Je m’adresse ici, comme citoyen profondément attaché à la justice, à la dignité humaine et à l’avenir de la Mauritanie, pour plaider en faveur de la libération de l’ancien président Mohamed Ould Abdelaziz.
Quelles que soient les accusations portées à son encontre, il serait injuste de passer sous silence le rôle déterminant qu’il a joué dans le développement de notre pays au cours de la dernière décennie. Sous sa présidence, la Mauritanie a connu des progrès remarquables, notamment dans le domaine des infrastructures, transformant durablement le paysage national. Il s’est également employé, avec constance et ambition, à renforcer la visibilité de notre nation sur la scène régionale et internationale, redonnant à la Mauritanie une voix plus affirmée.
Cela dit, ses mandats n’ont pas été exempts de dérives graves. Deux événements, en particulier, ont profondément marqué la conscience nationale : l’opération d’enrôlement des populations, qui a privé de nombreux citoyens de leur droit fondamental à l’identité, et l’assassinat du jeune Lamine Mangane à Maghama, abattu par les forces de l’ordre lors d’une manifestation pacifique contre cet enrollement. Ces faits ont laissé des blessures durables dans la mémoire collective et ont sérieusement entamé la confiance entre l’État et une partie de la population.
Je le révèle aujourd’hui : j’ai personnellement refusé de rencontrer le président Mohamed Ould Abdelaziz. Ce geste n’était ni une provocation, ni une posture, mais un acte de principe. En août 2014, lors du sommet USA–Afrique à Washington D.C., alors qu’il était en déplacement officiel, le Président Abdelaziz avait exprimé le souhait de me rencontrer afin d’échanger sur la question de l’enrôlement des populations — une politique à laquelle j’étais farouchement opposé.
Par l’intermédiaire de son ambassadeur de l’époque – dont je tairai le nom, mais que l’on peut aisément deviner –, plusieurs sollicitations m’ont été adressées. Je les ai toutes poliment mais fermement déclinées. Mon refus n’était pas dirigé contre l’homme, mais contre une politique que ma conscience m’interdisait de cautionner, même symboliquement.
Pourtant — malgré cette opposition claire et assumée — je considère aujourd’hui qu’il est de mon devoir moral d’en appeler à sa libération.
L’ancien président est malade, et son maintien prolongé en détention dans de telles conditions va à l’encontre de l’éthique, du droit et de nos valeurs humaines et religieuses les plus fondamentales. Le respect de la dignité d’un individu, même accusé, est l’un des fondements de tout État de droit véritable.
Je n’écris pas ces lignes dans un esprit de calcul ou de révision.
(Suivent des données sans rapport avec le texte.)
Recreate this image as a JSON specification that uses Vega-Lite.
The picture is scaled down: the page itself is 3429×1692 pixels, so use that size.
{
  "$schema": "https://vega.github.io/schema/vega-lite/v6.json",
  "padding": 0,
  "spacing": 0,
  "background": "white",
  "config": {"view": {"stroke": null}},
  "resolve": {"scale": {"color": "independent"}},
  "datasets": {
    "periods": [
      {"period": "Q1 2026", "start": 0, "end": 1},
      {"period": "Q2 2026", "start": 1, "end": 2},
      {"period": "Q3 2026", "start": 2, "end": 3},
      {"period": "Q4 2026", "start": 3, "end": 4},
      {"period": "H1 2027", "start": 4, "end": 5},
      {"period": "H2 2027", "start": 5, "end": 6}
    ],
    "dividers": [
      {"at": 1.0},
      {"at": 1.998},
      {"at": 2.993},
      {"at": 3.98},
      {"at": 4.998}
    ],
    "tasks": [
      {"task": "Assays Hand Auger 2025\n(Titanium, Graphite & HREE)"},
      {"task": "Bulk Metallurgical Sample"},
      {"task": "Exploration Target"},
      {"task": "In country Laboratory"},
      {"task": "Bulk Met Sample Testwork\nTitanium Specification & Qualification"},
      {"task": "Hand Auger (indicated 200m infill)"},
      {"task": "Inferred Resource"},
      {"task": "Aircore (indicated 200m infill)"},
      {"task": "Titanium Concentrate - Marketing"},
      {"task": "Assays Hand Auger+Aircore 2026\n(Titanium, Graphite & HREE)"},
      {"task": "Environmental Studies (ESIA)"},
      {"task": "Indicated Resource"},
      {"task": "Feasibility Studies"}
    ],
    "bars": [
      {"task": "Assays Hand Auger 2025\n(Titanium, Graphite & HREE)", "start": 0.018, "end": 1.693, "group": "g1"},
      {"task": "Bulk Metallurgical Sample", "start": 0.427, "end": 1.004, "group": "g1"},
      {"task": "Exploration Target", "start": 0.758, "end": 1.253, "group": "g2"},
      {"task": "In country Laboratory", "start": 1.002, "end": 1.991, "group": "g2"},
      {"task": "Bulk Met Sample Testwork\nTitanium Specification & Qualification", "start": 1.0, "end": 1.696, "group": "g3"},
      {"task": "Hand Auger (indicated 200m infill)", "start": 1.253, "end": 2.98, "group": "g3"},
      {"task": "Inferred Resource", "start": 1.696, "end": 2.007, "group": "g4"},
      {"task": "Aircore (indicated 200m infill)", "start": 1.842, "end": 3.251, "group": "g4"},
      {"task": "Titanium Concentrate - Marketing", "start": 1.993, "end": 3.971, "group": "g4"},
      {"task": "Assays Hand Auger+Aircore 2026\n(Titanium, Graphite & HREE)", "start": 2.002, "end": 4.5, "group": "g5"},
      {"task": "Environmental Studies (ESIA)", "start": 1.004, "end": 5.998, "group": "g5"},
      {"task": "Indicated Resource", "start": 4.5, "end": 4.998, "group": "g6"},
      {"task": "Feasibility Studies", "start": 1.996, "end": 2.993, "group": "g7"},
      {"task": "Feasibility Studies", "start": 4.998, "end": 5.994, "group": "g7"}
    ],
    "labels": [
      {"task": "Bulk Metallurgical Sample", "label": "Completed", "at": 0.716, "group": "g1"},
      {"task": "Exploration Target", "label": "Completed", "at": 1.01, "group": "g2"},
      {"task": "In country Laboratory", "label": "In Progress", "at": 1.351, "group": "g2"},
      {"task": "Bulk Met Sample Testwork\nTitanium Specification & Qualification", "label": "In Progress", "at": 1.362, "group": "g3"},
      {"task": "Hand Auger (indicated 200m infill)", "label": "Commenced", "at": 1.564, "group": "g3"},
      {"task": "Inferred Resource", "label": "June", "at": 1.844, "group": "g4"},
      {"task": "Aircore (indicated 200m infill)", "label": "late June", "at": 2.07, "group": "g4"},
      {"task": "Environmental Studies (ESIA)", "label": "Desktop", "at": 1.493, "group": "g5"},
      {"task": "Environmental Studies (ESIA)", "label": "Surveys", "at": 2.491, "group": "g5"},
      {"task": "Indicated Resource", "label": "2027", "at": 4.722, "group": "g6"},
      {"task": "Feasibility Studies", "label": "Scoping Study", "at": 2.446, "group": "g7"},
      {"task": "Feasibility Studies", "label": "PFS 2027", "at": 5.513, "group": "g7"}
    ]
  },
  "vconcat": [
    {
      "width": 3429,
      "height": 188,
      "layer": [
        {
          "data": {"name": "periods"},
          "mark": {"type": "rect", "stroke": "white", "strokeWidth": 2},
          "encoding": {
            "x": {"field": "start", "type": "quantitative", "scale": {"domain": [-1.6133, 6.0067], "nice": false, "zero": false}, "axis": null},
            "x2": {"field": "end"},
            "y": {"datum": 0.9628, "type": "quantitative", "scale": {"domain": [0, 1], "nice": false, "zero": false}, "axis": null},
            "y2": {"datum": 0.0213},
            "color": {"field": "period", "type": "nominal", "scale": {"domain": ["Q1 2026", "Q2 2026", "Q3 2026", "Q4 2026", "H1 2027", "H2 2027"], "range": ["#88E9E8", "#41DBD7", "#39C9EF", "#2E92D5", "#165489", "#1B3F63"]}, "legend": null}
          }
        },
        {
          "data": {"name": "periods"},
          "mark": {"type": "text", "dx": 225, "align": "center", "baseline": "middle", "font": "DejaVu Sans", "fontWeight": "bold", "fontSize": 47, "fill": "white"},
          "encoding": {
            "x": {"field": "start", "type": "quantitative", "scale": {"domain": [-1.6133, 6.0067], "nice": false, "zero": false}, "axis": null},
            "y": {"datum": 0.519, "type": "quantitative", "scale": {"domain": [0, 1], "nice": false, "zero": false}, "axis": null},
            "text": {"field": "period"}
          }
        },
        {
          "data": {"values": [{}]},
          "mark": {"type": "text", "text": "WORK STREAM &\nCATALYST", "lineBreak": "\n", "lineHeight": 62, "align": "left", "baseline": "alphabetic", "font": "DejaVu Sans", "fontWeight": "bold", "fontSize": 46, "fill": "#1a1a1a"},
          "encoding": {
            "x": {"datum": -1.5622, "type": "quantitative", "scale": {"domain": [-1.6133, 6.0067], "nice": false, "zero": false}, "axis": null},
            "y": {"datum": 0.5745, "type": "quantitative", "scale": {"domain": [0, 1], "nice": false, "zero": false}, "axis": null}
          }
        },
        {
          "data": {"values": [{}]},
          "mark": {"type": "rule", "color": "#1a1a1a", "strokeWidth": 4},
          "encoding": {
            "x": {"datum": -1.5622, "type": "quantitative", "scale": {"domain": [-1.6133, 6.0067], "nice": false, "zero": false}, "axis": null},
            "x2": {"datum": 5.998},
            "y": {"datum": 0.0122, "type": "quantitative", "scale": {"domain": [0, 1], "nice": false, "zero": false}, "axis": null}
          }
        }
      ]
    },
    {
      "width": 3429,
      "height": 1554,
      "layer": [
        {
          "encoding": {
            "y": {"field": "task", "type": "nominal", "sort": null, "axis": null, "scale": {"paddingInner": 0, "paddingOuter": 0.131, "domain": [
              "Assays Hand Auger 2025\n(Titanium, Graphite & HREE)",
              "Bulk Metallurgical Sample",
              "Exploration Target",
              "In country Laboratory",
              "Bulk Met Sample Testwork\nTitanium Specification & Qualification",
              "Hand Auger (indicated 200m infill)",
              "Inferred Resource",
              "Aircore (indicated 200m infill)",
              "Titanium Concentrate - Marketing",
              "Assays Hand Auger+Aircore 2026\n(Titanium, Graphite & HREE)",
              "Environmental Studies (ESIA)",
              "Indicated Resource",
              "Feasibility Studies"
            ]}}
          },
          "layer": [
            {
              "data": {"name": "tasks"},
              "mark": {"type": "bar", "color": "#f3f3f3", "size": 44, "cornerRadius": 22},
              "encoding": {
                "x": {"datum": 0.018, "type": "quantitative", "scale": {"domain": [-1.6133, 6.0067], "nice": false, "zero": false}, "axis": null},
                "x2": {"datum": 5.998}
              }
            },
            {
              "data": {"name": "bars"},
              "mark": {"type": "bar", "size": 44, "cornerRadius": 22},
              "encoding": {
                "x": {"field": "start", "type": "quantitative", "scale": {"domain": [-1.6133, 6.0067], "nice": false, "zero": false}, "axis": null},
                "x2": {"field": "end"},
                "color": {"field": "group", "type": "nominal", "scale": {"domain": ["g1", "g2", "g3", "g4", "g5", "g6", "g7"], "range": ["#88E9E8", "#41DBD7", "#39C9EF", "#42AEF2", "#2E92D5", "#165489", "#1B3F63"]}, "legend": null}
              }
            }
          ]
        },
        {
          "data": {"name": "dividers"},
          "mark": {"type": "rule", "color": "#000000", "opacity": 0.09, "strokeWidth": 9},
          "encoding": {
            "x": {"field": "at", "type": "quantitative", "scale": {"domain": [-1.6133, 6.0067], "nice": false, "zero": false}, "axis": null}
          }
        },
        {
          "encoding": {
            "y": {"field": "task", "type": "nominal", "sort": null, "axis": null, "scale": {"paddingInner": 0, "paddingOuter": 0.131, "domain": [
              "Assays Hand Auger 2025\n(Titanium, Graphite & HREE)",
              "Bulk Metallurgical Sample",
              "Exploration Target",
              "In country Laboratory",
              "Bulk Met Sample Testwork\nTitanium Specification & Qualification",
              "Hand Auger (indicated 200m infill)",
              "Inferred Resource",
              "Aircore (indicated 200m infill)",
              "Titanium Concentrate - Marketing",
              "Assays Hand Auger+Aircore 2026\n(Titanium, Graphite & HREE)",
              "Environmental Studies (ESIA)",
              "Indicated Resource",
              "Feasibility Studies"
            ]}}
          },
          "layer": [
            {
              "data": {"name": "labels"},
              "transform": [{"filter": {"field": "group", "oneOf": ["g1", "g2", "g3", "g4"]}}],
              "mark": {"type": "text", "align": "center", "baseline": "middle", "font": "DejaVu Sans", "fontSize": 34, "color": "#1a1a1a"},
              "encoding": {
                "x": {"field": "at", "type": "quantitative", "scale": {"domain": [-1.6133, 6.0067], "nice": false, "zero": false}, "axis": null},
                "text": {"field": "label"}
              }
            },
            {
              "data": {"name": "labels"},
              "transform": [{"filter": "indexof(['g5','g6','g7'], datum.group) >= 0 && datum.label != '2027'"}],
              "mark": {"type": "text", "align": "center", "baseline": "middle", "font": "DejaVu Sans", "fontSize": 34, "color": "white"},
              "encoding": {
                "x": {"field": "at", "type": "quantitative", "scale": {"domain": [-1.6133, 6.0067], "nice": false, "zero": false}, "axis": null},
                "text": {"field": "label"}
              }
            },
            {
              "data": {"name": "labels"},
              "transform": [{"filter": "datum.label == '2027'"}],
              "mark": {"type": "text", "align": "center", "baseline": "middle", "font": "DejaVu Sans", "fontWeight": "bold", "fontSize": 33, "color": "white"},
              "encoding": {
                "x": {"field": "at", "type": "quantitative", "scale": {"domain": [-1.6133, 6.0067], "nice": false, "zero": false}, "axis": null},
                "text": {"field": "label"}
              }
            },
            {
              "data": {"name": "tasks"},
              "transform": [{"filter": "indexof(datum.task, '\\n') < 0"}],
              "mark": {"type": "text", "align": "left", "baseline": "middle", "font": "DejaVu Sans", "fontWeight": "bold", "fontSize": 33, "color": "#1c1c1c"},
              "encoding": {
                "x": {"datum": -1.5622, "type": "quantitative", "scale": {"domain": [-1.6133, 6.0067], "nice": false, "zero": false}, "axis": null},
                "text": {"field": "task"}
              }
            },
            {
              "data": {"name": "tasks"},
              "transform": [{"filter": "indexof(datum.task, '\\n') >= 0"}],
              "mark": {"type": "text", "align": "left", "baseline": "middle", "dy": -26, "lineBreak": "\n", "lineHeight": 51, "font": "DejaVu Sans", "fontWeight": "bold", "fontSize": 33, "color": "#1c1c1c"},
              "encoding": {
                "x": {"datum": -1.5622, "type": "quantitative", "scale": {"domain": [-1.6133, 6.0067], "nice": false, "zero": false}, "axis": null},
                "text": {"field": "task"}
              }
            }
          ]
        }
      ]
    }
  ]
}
Je les rédige au nom de l’humanité, de la compassion et du principe selon lequel toute personne malade a droit à des soins adéquats et à une justice équitable — sans acharnement ni humiliation.
Demander sa libération, ce n’est pas renier mes convictions passées ; c’est, au contraire, les affirmer avec cohérence. Car la défense de la justice et de la dignité humaine ne peut être à géométrie variable. Ce que je défendais hier pour les exclus dont ces mauritaniens qui n’ont pu s’enrôler, je le défends aujourd’hui pour un ancien président malade : le droit à la dignité, à un accès aux soins et à un traitement équitable.
Je lance donc cet appel, avec insistance et sincérité, pour que Mohamed Ould Abdelaziz soit libéré pour raisons humanitaires, et qu’il puisse recevoir les soins médicaux appropriés, dans le respect de ses droits fondamentaux.